- Goal -
Every line below is to be copied exactly, with the pictures left out.

- Collected data -
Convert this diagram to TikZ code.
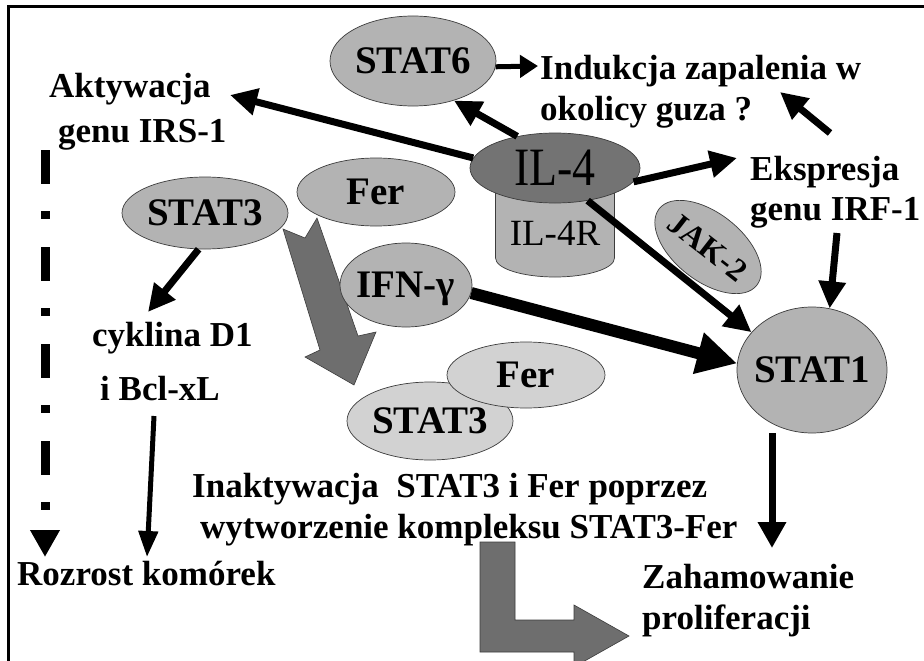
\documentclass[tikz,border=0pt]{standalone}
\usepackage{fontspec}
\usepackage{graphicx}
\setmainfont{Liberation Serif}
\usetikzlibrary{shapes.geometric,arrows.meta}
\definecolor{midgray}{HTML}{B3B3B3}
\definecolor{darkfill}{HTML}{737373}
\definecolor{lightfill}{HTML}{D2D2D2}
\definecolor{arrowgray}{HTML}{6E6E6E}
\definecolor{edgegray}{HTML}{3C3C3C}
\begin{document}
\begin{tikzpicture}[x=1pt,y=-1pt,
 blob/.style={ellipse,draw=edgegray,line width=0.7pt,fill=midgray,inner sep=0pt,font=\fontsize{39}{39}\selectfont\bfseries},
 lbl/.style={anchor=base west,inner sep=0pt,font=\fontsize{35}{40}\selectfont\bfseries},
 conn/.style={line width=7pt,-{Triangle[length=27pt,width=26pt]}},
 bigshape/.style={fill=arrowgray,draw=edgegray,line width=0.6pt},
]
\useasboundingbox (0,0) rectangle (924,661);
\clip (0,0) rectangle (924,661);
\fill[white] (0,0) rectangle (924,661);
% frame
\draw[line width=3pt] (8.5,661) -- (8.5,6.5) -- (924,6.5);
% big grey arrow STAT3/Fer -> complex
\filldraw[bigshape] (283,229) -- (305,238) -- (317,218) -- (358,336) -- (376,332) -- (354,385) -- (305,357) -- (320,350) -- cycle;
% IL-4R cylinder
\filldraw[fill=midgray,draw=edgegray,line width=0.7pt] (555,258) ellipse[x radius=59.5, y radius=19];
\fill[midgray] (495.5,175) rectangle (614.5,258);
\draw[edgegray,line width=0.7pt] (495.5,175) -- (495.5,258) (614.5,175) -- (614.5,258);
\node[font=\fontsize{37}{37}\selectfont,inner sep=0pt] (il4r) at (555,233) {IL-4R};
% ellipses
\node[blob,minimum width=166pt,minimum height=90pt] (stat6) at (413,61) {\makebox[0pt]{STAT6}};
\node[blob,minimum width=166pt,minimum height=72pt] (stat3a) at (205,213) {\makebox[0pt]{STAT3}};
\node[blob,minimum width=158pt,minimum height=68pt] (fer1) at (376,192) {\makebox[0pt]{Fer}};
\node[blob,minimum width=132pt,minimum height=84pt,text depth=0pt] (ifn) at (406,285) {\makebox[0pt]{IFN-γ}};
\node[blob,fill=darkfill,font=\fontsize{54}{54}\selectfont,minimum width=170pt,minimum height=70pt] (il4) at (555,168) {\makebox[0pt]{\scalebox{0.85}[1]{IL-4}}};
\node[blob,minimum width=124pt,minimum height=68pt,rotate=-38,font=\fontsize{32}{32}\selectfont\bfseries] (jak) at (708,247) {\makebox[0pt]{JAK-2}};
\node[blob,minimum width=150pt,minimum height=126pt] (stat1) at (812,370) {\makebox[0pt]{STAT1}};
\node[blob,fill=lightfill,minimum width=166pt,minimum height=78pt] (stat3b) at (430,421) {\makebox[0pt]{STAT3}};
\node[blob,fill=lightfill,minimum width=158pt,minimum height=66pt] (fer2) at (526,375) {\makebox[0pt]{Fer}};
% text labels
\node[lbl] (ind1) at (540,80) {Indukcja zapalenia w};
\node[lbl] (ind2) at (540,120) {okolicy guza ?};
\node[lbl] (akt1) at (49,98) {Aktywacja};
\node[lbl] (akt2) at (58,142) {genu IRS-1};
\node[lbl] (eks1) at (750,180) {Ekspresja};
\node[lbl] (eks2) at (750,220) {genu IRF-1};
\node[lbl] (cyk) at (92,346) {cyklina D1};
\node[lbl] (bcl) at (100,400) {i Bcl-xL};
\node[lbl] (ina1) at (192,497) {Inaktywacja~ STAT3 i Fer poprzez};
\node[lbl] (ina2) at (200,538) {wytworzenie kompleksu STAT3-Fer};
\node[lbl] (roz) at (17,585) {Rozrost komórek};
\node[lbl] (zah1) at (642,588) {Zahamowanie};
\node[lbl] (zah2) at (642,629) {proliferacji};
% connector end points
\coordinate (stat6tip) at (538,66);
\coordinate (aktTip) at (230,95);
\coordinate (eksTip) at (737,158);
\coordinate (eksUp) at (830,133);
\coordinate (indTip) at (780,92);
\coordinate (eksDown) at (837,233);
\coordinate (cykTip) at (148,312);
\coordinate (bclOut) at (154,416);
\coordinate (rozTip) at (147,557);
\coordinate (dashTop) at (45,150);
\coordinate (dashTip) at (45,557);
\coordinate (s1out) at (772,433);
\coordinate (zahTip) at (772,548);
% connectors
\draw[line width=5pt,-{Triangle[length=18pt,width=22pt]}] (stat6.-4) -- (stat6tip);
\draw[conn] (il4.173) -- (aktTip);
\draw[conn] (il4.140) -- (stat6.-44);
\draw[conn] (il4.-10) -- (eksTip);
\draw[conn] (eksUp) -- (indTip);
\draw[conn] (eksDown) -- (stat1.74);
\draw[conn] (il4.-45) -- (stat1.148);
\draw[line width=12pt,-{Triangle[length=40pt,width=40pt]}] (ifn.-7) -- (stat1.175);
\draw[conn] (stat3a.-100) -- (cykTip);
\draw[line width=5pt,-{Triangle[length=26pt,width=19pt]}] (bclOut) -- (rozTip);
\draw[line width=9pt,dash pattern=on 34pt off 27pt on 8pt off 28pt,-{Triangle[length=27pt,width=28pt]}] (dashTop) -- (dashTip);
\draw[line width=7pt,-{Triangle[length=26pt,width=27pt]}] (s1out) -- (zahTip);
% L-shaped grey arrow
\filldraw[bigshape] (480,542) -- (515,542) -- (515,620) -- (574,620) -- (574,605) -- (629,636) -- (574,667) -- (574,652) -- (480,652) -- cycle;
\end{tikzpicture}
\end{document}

- Correct output -
Convert this diagram to TikZ code.
\documentclass[tikz,border=0pt]{standalone}
\usepackage{fontspec}
\usepackage{graphicx}
\setmainfont{Liberation Serif}
\usetikzlibrary{shapes.geometric,arrows.meta}
\definecolor{midgray}{HTML}{B3B3B3}
\definecolor{darkfill}{HTML}{737373}
\definecolor{lightfill}{HTML}{D2D2D2}
\definecolor{arrowgray}{HTML}{6E6E6E}
\definecolor{edgegray}{HTML}{3C3C3C}
\begin{document}
\begin{tikzpicture}[x=1pt,y=-1pt,
 blob/.style={ellipse,draw=edgegray,line width=0.7pt,fill=midgray,inner sep=0pt,font=\fontsize{39}{39}\selectfont\bfseries},
 lbl/.style={anchor=base west,inner sep=0pt,font=\fontsize{35}{40}\selectfont\bfseries},
 conn/.style={line width=7pt,-{Triangle[length=27pt,width=26pt]}},
 bigshape/.style={fill=arrowgray,draw=edgegray,line width=0.6pt},
]
\useasboundingbox (0,0) rectangle (924,661);
\clip (0,0) rectangle (924,661);
\fill[white] (0,0) rectangle (924,661);
% frame
\draw[line width=3pt] (8.5,661) -- (8.5,6.5) -- (924,6.5);
% big grey arrow STAT3/Fer -> complex
\filldraw[bigshape] (283,229) -- (305,238) -- (317,218) -- (358,336) -- (376,332) -- (354,385) -- (305,357) -- (320,350) -- cycle;
% IL-4R cylinder
\filldraw[fill=midgray,draw=edgegray,line width=0.7pt] (555,258) ellipse[x radius=59.5, y radius=19];
\fill[midgray] (495.5,175) rectangle (614.5,258);
\draw[edgegray,line width=0.7pt] (495.5,175) -- (495.5,258) (614.5,175) -- (614.5,258);
\node[font=\fontsize{37}{37}\selectfont,inner sep=0pt] (il4r) at (555,233) {IL-4R};
% ellipses
\node[blob,minimum width=166pt,minimum height=90pt] (stat6) at (413,61) {\makebox[0pt]{STAT6}};
\node[blob,minimum width=166pt,minimum height=72pt] (stat3a) at (205,213) {\makebox[0pt]{STAT3}};
\node[blob,minimum width=158pt,minimum height=68pt] (fer1) at (376,192) {\makebox[0pt]{Fer}};
\node[blob,minimum width=132pt,minimum height=84pt,text depth=0pt] (ifn) at (406,285) {\makebox[0pt]{IFN-γ}};
\node[blob,fill=darkfill,font=\fontsize{54}{54}\selectfont,minimum width=170pt,minimum height=70pt] (il4) at (555,168) {\makebox[0pt]{\scalebox{0.85}[1]{IL-4}}};
\node[blob,minimum width=124pt,minimum height=68pt,rotate=-38,font=\fontsize{32}{32}\selectfont\bfseries] (jak) at (708,247) {\makebox[0pt]{JAK-2}};
\node[blob,minimum width=150pt,minimum height=126pt] (stat1) at (812,370) {\makebox[0pt]{STAT1}};
\node[blob,fill=lightfill,minimum width=166pt,minimum height=78pt] (stat3b) at (430,421) {\makebox[0pt]{STAT3}};
\node[blob,fill=lightfill,minimum width=158pt,minimum height=66pt] (fer2) at (526,375) {\makebox[0pt]{Fer}};
% text labels
\node[lbl] (ind1) at (540,80) {Indukcja zapalenia w};
\node[lbl] (ind2) at (540,120) {okolicy guza ?};
\node[lbl] (akt1) at (49,98) {Aktywacja};
\node[lbl] (akt2) at (58,142) {genu IRS-1};
\node[lbl] (eks1) at (750,180) {Ekspresja};
\node[lbl] (eks2) at (750,220) {genu IRF-1};
\node[lbl] (cyk) at (92,346) {cyklina D1};
\node[lbl] (bcl) at (100,400) {i Bcl-xL};
\node[lbl] (ina1) at (192,497) {Inaktywacja~ STAT3 i Fer poprzez};
\node[lbl] (ina2) at (200,538) {wytworzenie kompleksu STAT3-Fer};
\node[lbl] (roz) at (17,585) {Rozrost komórek};
\node[lbl] (zah1) at (642,588) {Zahamowanie};
\node[lbl] (zah2) at (642,629) {proliferacji};
% connector end points
\coordinate (stat6tip) at (538,66);
\coordinate (aktTip) at (230,95);
\coordinate (eksTip) at (737,158);
\coordinate (eksUp) at (830,133);
\coordinate (indTip) at (780,92);
\coordinate (eksDown) at (837,233);
\coordinate (cykTip) at (148,312);
\coordinate (bclOut) at (154,416);
\coordinate (rozTip) at (147,557);
\coordinate (dashTop) at (45,150);
\coordinate (dashTip) at (45,557);
\coordinate (s1out) at (772,433);
\coordinate (zahTip) at (772,548);
% connectors
\draw[line width=5pt,-{Triangle[length=18pt,width=22pt]}] (stat6.-4) -- (stat6tip);
\draw[conn] (il4.173) -- (aktTip);
\draw[conn] (il4.140) -- (stat6.-44);
\draw[conn] (il4.-10) -- (eksTip);
\draw[conn] (eksUp) -- (indTip);
\draw[conn] (eksDown) -- (stat1.74);
\draw[conn] (il4.-45) -- (stat1.148);
\draw[line width=12pt,-{Triangle[length=40pt,width=40pt]}] (ifn.-7) -- (stat1.175);
\draw[conn] (stat3a.-100) -- (cykTip);
\draw[line width=5pt,-{Triangle[length=26pt,width=19pt]}] (bclOut) -- (rozTip);
\draw[line width=9pt,dash pattern=on 34pt off 27pt on 8pt off 28pt,-{Triangle[length=27pt,width=28pt]}] (dashTop) -- (dashTip);
\draw[line width=7pt,-{Triangle[length=26pt,width=27pt]}] (s1out) -- (zahTip);
% L-shaped grey arrow
\filldraw[bigshape] (480,542) -- (515,542) -- (515,620) -- (574,620) -- (574,605) -- (629,636) -- (574,667) -- (574,652) -- (480,652) -- cycle;
\end{tikzpicture}
\end{document}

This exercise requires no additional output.